By Ben Winkley

In 1960, as the chill of the Cold War was beginning to be felt from Saigon to Stuttgart, the final details of the Second World War were still being worked out in South America. Wakolda, an Argentinian drama of great restraint and high intelligence, tells a fictionalised fragment of this distinct moment in history and over a taught 90 minutes manages to develop more original ideas about the morality of war than many a recent bloated Hollywood number.

In the beautiful, varied Patagonian landscape, a mysterious travelling doctor enters the life of a local family as they begin a new life as hoteliers. The father, hobbyist dollmaker Enzo, is wary of the stranger and protective of his kin, but his wife Eva likes the handsome man with who she can speak in German – a product of her education in this peculiarly Bavarian enclave of South America. And it’s good to have a physician around the place: Eva is pregnant, and her 12-year old daughter Lilith is underdeveloped for her age and so bullied at school by her heartless peers. The doc provides medicine, succour and hope for them all.

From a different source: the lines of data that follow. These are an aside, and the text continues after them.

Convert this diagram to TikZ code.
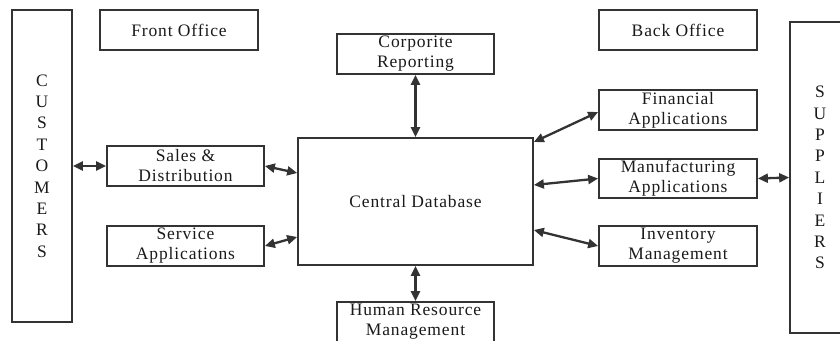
\documentclass[tikz,border=0pt]{standalone}
\usepackage{fontspec}
\setmainfont[LetterSpace=5]{Liberation Serif}
\usetikzlibrary{arrows.meta}
\definecolor{ln}{HTML}{333333}
\definecolor{tx}{HTML}{1A1A1A}
\begin{document}
\begin{tikzpicture}[x=1pt,y=-1pt,
  box/.style={draw=ln,line width=1.7pt,fill=white,inner sep=0pt,align=center,text=tx,
    font=\fontsize{17.5}{20}\selectfont},
  wbox/.style={box,minimum width=157pt,minimum height=40pt},
  vbox/.style={box,minimum width=60pt,font=\fontsize{17.5}{21.4}\selectfont},
  link/.style={draw=ln,line width=2.3pt,{Triangle[length=10pt,width=9pt]}-{Triangle[length=10pt,width=9pt]}}]
\useasboundingbox (0,0) rectangle (840,340);
\clip (0,0) rectangle (840,340);
\node[vbox,minimum height=312pt] (cust) at (42,166) {C\\U\\S\\T\\O\\M\\E\\R\\S};
\node[wbox,minimum width=158pt] (front) at (179,30) {Front Office};
\node[wbox] (sales) at (185.5,166) {Sales \&\\Distribution};
\node[wbox] (service) at (185.5,246) {Service\\Applications};
\node[box,minimum width=235pt,minimum height=127pt] (central) at (415.5,201.5) {Central Database};
\node[wbox] (corp) at (415.5,54) {Corporite\\Reporting};
\node[wbox] (hr) at (415.5,322) {Human Resource\\Management};
\node[wbox,minimum width=158pt] (back) at (678,30) {Back Office};
\node[wbox,minimum width=158pt] (fin) at (678,110) {Financial\\Applications};
\node[wbox,minimum width=158pt,minimum height=39pt] (manu) at (678,178.5) {Manufacturing\\Applications};
\node[wbox,minimum width=158pt] (inv) at (678,246) {Inventory\\Management};
\node[vbox,minimum height=311pt] (supp) at (820,177.5) {S\\U\\P\\P\\L\\I\\E\\R\\S};
\draw[link] (cust.east) -- (sales.west);
\draw[link] (sales.east) -- ([yshift=28.5pt]central.west);
\draw[link] (service.east) -- ([yshift=-35.5pt]central.west);
\draw[link] (corp.south) -- (central.north);
\draw[link] (central.south) -- (hr.north);
\draw[link] ([yshift=59.5pt]central.east) -- ([yshift=-2pt]fin.west);
\draw[link] ([yshift=16.5pt]central.east) -- (manu.west);
\draw[link] ([yshift=-28.5pt]central.east) -- (inv.west);
\draw[link] (manu.east) -- (supp.west);
\end{tikzpicture}
\end{document}
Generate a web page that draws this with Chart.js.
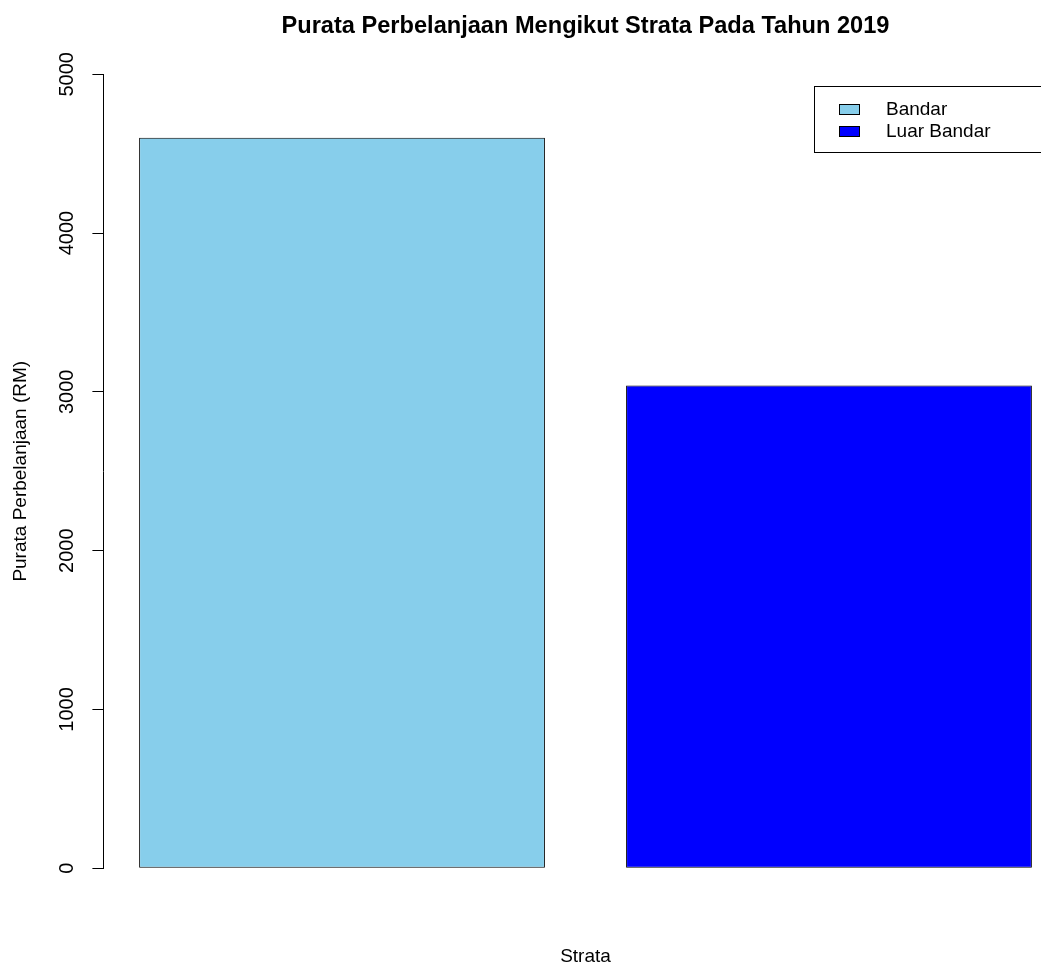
<!DOCTYPE html>
<html>
<head>
<meta charset="utf-8">
<script src="https://cdn.jsdelivr.net/npm/chart.js@4"></script>
<style>
  html, body { margin: 0; padding: 0; background: #fff; overflow: hidden; }
  #wrap { width: 1170px; height: 968px; }
</style>
</head>
<body>
<div id="wrap"><canvas id="strataChart" width="1170" height="968"></canvas></div>
<script>
// purata perbelanjaan ikut strata, 2019
var strata = ['Bandar', 'Luar Bandar'];
var purata = [4600, 3040];
var warna = ['#87CEEB', '#0000FF'];
var yTicks = [0, 1000, 2000, 3000, 4000, 5000];

var fontFamily = '"Liberation Sans", Arial, sans-serif';

// tajuk di tengah kawasan plot (macam R), bukan tengah kanvas
var tajukTengah = {
  id: 'tajukTengah',
  afterLayout: function (chart) {
    var t = chart.titleBlock;
    if (!t) return;
    t.left = chart.chartArea.left;
    t.right = chart.chartArea.right;
    t.width = t.right - t.left;
  }
};

// kotak legend ala R (di dalam kawasan plot, kanan atas)
var legendR = {
  id: 'legendR',
  afterDraw: function (chart) {
    var ctx = chart.ctx;
    var area = chart.chartArea;
    var left = 814, top = 86.5, bottom = 152.5, right = area.right;
    ctx.save();
    ctx.lineWidth = 1;
    ctx.strokeStyle = '#000';
    ctx.strokeRect(left + 0.5, top, right - left, bottom - top);
    ctx.font = '19px ' + fontFamily;
    ctx.textBaseline = 'middle';
    ctx.textAlign = 'left';
    for (var i = 0; i < strata.length; i++) {
      var cy = 109.5 + i * 22;
      ctx.fillStyle = warna[i];
      ctx.fillRect(839.5, cy - 5, 20, 10);
      ctx.strokeRect(839.5, cy - 5, 20, 10);
      ctx.fillStyle = '#000';
      ctx.fillText(strata[i], 886, cy);
    }
    ctx.restore();
  }
};

var ctx = document.getElementById('strataChart').getContext('2d');
var myChart = new Chart(ctx, {
  type: 'bar',
  data: {
    datasets: [{
      label: 'Purata Perbelanjaan',
      data: purata.map(function (v, i) { return { x: i, y: v }; }),
      backgroundColor: warna,
      borderColor: '#000',
      borderWidth: 1,
      borderSkipped: false,
      barPercentage: 1 / 1.2,
      categoryPercentage: 1
    }]
  },
  options: {
    responsive: false,
    animation: false,
    layout: { padding: { left: 0, right: 102.4, top: 0, bottom: 0 } },
    plugins: {
      legend: { display: false },
      tooltip: { enabled: false },
      title: {
        display: true,
        text: 'Purata Perbelanjaan Mengikut Strata Pada Tahun 2019',
        color: '#000',
        font: { family: fontFamily, size: 23.6, weight: 'bold' },
        padding: { top: 12, bottom: 34 }
      }
    },
    scales: {
      x: {
        type: 'linear',
        offset: false,
        min: -0.49,
        max: 1.49,
        afterBuildTicks: function (axis) {
          axis.ticks = strata.map(function (s, i) { return { value: i }; });
        },
        ticks: { display: false },
        grid: { display: false, drawTicks: false },
        border: { display: false },
        title: {
          display: true,
          text: 'Strata',
          color: '#000',
          font: { family: fontFamily, size: 19 },
          padding: { top: 77, bottom: 0 }
        }
      },
      y: {
        min: 0,
        max: 5000,
        afterBuildTicks: function (axis) {
          axis.ticks = yTicks.map(function (v) { return { value: v }; });
        },
        ticks: {
          minRotation: 90,
          maxRotation: 90,
          crossAlign: 'center',
          padding: 3,
          color: '#000',
          font: { family: fontFamily, size: 20 },
          callback: function (v) { return String(v); }
        },
        grid: {
          display: true,
          drawOnChartArea: false,
          drawTicks: true,
          tickLength: 11,
          color: '#000'
        },
        border: { display: true, color: '#000', width: 1 },
        title: {
          display: true,
          text: 'Purata Perbelanjaan (RM)',
          color: '#000',
          font: { family: fontFamily, size: 19 },
          padding: { top: 9, bottom: 30.6 }
        }
      }
    }
  },
  plugins: [tajukTengah, legendR]
});
</script>
</body>
</html>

The intentions of the doctor’s attentions seem innocent at first, but become somewhat opaque as he inveigles his way into the family’s confidence. Something is off-kilter with the doc’s bedside manner – why is he so interested in the well-being of this family, particularly Lillith? What is the significance of the detailed notes and sketches he keeps about them all? He’s armed and jumpy and surrounded by a small coterie of seemingly awestruck, German-speaking hangers-on. A local photographer is staking him out. As backdrop in the newspapers and on the television, Mossad spirits Adolf Eichmann out of Buenos Aires from right under the noses of his beneficent hosts, the government.

All this drives Wakolda through a stately opening hour, and prepares the ground for a final 30 that ratchets up the pace to heart-stopping thriller.

As the mystery doc, Alex Brendemühl – who’s the spit of Robert Shaw in The Sting – charms the camera just as he charms his host family, eventually even Enzo, who he promises funding for his dollmaking. But Brendemühl is also chilling as a controlling man in a situation that fast spirals out-of-control. The exposure of his methods, and his identity, is as revealing for the viewer as it is for Eva, Enzo and Lillith, who is played with a coltish mixture of wide-eyed innocence and coming-of-age knowing by the wonderful Florencia Bado.

Wakloda has the look and feel of a film from a time when films about war were painted in mute colours and there were no clear heroes of villains — a Le Carre adaptation, perhaps, or a Forsythe. For this all credit to director Lucia Puenzo, who has adapted her own novel to tremendous effect.